Le 14 octobre 2015
- Scénariste : Pastor, Anthony>
- Genre : Historique, Chronique sociale
- Editeur : Casterman
- Famille : BD Franco-belge
- Date de sortie : 1er octobre 2015
Un beau voyage initiatique en 1920, entre montagnes imposantes et petites avancées de la condition féminine.
Résumé :
Lorsque Blanca, Pauline et Florentin quittent leur village de Savoie en 1920, ils ignorent véritablement où leurs pas vont les conduire. Dans une France de l’après-guerre où chacun essaye tant bien que mal de trouver ou retrouver sa place,le trio va croiser d’autres destins, d’autres lieux touchés par la guerre et ses conséquences.
© Casterman
La critique :
Anthony Pastor livre avec Le Sentier des Reines une bande dessinée exemplaire de paradoxes. Disons-le tout d’abord, c’est un ouvrage réussi et magnifique. Pourtant, il laisse le lecteur avec ses contradictions. En effet, c’est un livre à la fois froid et chaleureux. Froid comme les couleurs, le thème et l’ambiance. Longtemps arpentant les cols et vallées enneigées de la Savoie, le dessin est parfois glacé, toujours râpeux pour les visages et les décors, mais d’une force froide sacrément belle. Les tons bleus et bruns contribuent à créer l’ambiance voulue par l’auteur : la guerre, la mort, la perte rythment les deux tiers de l’œuvre. Chacun des trois personnages principaux a beaucoup perdu, à cause de 14-18 ou à cause des avalanches. Le passé, s’il a jamais été doré, chacun veut tirer un trait dessus, mais le présent n’est pas plus reluisant. Petit à petit, Blanca ou Pauline vont livrer des petites indications, souvent d’échecs ou de violences, mais de manière très pudique, très réaliste. Le thème enfin, cette fuite en avant de femmes qui veulent se détacher d’une société patriarcale qu’elles sentent bien ébranlée par les changements de l’après guerre, mais qui s’accroche encore, à force de traditions et d’habitudes.
© Casterman
Mais d’un autre côté, l’album se révèle chaleureux : à mesure que les personnages descendent de la montagne, les tons se font plus chauds, les sourires naissent, les dialogues se réchauffent et c’est tout un espoir, une promesse qui va s’insuffler dans le dernier tiers de l’histoire.
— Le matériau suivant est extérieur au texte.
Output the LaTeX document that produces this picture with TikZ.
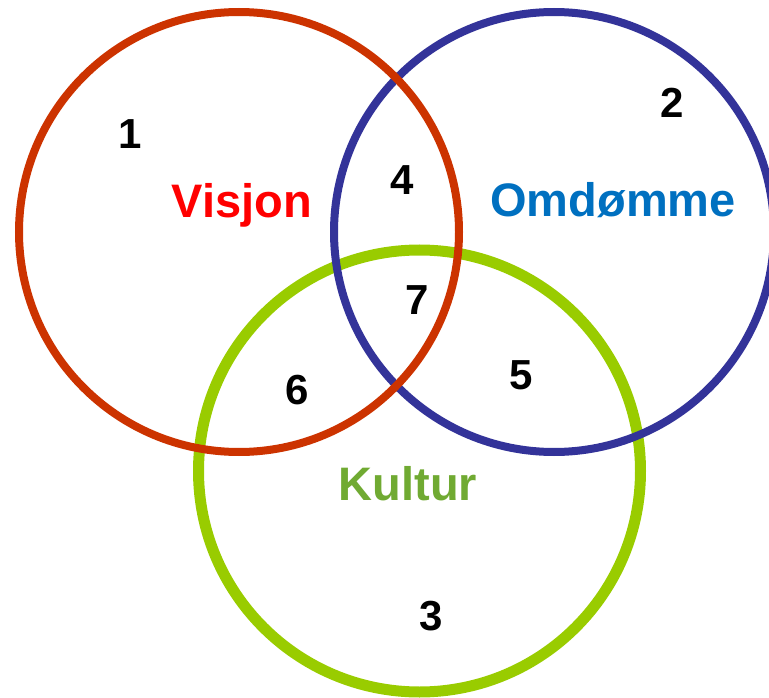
\documentclass[tikz,border=0pt]{standalone}
\usepackage{fontspec}
\setmainfont{Liberation Sans}
\usetikzlibrary{positioning}
\definecolor{visjonring}{RGB}{204,51,0}
\definecolor{omdommering}{RGB}{51,51,153}
\definecolor{kulturring}{RGB}{153,204,0}
\definecolor{visjontext}{RGB}{255,0,0}
\definecolor{omdommetext}{RGB}{0,112,192}
\definecolor{kulturtext}{RGB}{112,170,50}

\begin{document}
\begin{tikzpicture}[
    x=1pt, y=-1pt,
    ring/.style={line width=8pt},
    set_text/.style={anchor=base, font=\fontsize{47}{52}\selectfont\bfseries},
    num_text/.style={anchor=base, font=\fontsize{42}{48}\selectfont\bfseries, text=black}
]
    \useasboundingbox (0,0) rectangle (769,698);

    % Circles
    \draw[ring, line width=11pt, draw=kulturring] (419.5,471) circle[radius=221pt];
    \draw[ring, draw=omdommering] (554,232) circle[radius=220pt];
    \draw[ring, draw=visjonring] (239,232) circle[radius=220pt];

    % Set names
    \node (visjon) [set_text, text=visjontext] at (242,218) {Visjon};
    \node (omdomme) [set_text, text=omdommetext] at (613,217) {Omdømme};
    \node (kultur) [set_text, text=kulturtext] at (408,500) {Kultur};

    % Regions
    \node (n1) [num_text] at (130,149) {1};
    \node (n2) [num_text] at (672,118) {2};
    \node (n3) [num_text] at (431,630) {3};
    \node (n4) [num_text] at (402,194) {4};
    \node (n5) [num_text] at (521,389) {5};
    \node (n6) [num_text] at (297,404) {6};
    \node (n7) [num_text] at (417,314) {7};

\end{tikzpicture}
\end{document}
Pas de grands bouleversements, mais davantage de comique, davantage d’empathie et donc de vie, dans le dessin comme dans le récit. La vie, les villes de 1920 sont exceptionnellement rendus par Pastor, qui dit s’être inspiré de vieilles cartes postales, avec brio, pour recréer des éléments aujourd’hui rasés ou emportés par la poussière. Beauté du froid et chaleur encourageante, les deux contradictions se rejoignent en ce qu’elles apportent plusieurs tons à l’œuvre entière.
© Casterman
Enfin, l’autre paradoxe réside dans l’action. En refermant le livre, hormis la route, le lecteur a l’impression que rien ne s’est vraiment passé. Le chemin parcouru, des personnages croisés souvent sans aboutissement, une société pas vraiment prête à changer... Seuls les points de vue changent, notamment sur un personnage ambigu, cet ancien soldat détrousseur de cadavre, alcoolique notoire mais charmeur à ses heures. Les deux femmes montrent un courage et une force incroyables, et leurs histoires sont touchantes, mais le récit n’est pas vraiment jalonné de péripéties ébouriffantes. C’est là encore une fois une force pour l’ouvrage. Par exemple, le narrateur, ce jeune Florentin, orphelin emmené sur les routes, n’a quasiment aucun rôle véritable dans l’histoire, hormis celui d’être régulièrement jaloux ou naïf. Blanca est une figure de fermeté, mais elle l’avoue elle-même, elle ne connaît pas grand chose et fait des erreurs. Pauline, au fond d’elle, souhaiterait revenir à sa vie d’avant, avec un mari aimant, sans errance et honte. Avec en toile de fond la lutte pour l’égalité des droits des femmes, qui n’auront le droit de vote qu’en 1944, 50 ans après les Néo-zélandaises... Mais encore une fois, ce thème est exploité par touches discrètes, avec un nom de livre d’époque aussi bien introduit que le « Les femmes ne peuvent pas faire ça » du frère de Pauline. Bref, une œuvre aboutie et sereine.